El jazz fluye de manera tan ancha y profunda que no alcanzan varias manos para dar cuenta de sus nombres: Louis Armstrong, King Oliver, Earl Hines, Art Tatum, Duke Ellington, Benny Goodman, Dizzy Gillespie, Miles Davis, John Coltrane, Bill Evans, Dexter Gordon… Yo adoro también a algunos contemporáneos, como Keith Jarrett con su “Köln Concert” o Pat Metheny con su “jazz rock”, o al propio Sting, que hizo un disco maravilloso (“The dream of the blue turtles”) con músicos de jazz americanos. También, con mi corazoncito argentino, puedo contar que el “Gato” Barbieri tiene su lugar entre los grandes saxofonistas (y recomendar de paso la versión de Latin lady que grabó con Carlos Santana).
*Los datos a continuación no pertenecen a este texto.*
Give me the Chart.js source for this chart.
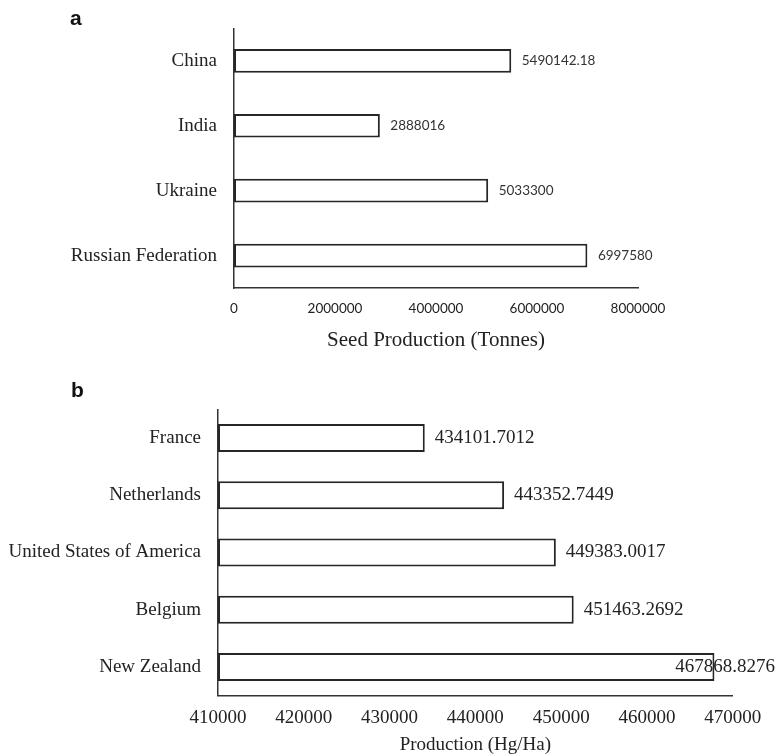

Y, ya mezclando todo (al fin y al cabo estoy escribiendo de jazz), puedo decir que hay pocas cosas que me transporten tanto como el saxo de Paul Desmond en una versión en vivo, junto a Dave Brubeck, de la canción mexicana La paloma azul.

Justamente Paul Desmond decía que “escribir es como el jazz, puede aprenderse pero no enseñarse”. Y Thelonious aportaba que “una nota puede ser tan pequeña como un alfiler o tan grande como el mundo: depende de tu imaginación”. Detrás de ello hay un espíritu libérrimo que John Lewis (pianista, Modern Jazz Quartet) definió de manera inequívoca: “La recompensa por tocar jazz es tocar jazz”. A dejarse llevar por su encanto, señores, que hay pocas cosas tan lindas como esa en este mundo.

(*) Esta nota fue publicada originalmente en el diario El Sentinel, de Fort Lauderdale, Florida.